Calendar Versioning solves that instantly. A version like 2025.4 makes it obvious that it was released in April 2025. If you're running 2024.12, then you already know you're a few months behind, no extra research needed. It adds helpful context just by glancing at the version number.

This is especially useful when debugging issues or comparing versions. It’s easier to tell whether a fix or feature exists in your current version, and you can quickly spot if someone else is running something newer. That kind of visibility makes maintaining and updating Vigilant simpler, both for me as the developer and for anyone hosting it.

Encourages regular, iterative updates

Open source projects depend on a whole stack of other open source tools and libraries, and those dependencies are constantly evolving. Security patches, performance improvements, new features, they all come in through regular updates. It’s best practice to stay current whenever possible, even if your own code hasn’t changed.

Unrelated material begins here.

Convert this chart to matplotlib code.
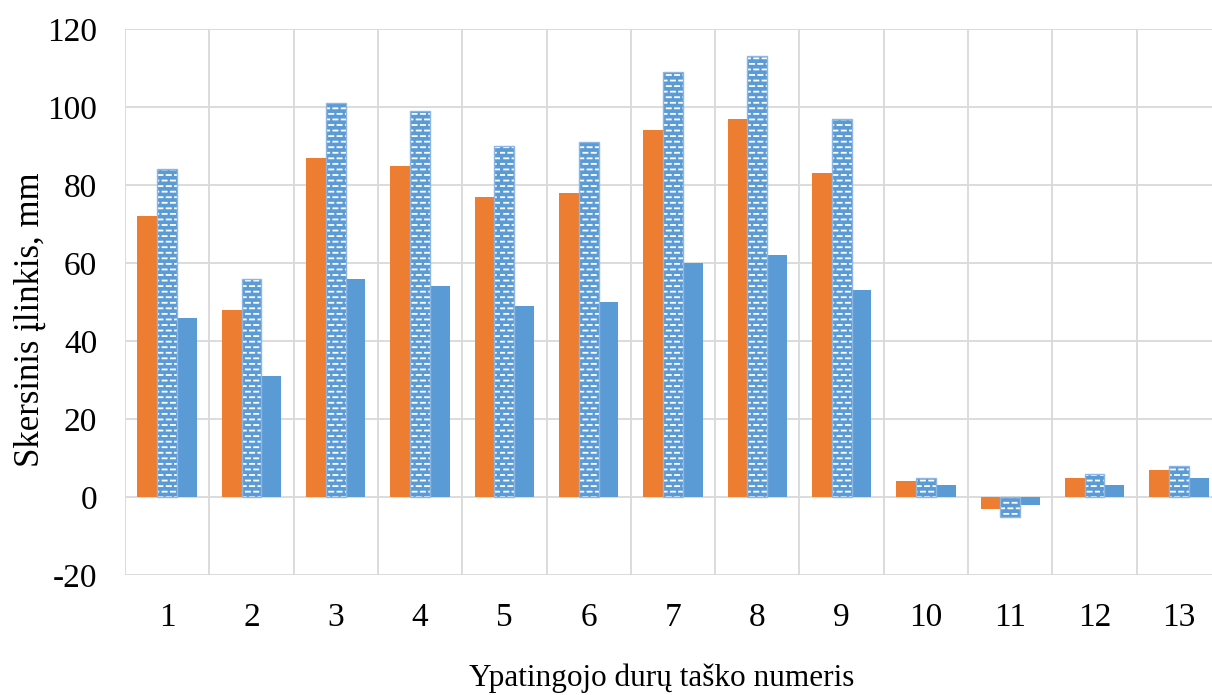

Calendar Versioning encourages that kind of steady, iterative release cycle. With a date-based versioning scheme, it's normal to push out new releases just to update dependencies or fix minor things. There's no pressure to bundle a bunch of features or changes into one "worthy" release, you just ship regularly and keep moving forward.

Vigilant, for example, is built with Laravel, which releases updates every week. Even if I don’t touch Vigilant’s own logic, there’s still value in releasing a new version just to stay on top of Laravel’s updates. CalVer makes that cadence feel natural.

It also builds trust. People using Vigilant know the project is alive, current, and being maintained, and they can see that just by looking at the version history.

Conclusion

Calendar Versioning fits the way Vigilant is built and maintained, regularly updated, and always evolving. It removes the friction of traditional versioning, gives clear context at a glance, and supports the kind of steady, dependable release cycle I want for this project. For libraries, SemVer still makes sense. But for an application like Vigilant, CalVer just works better.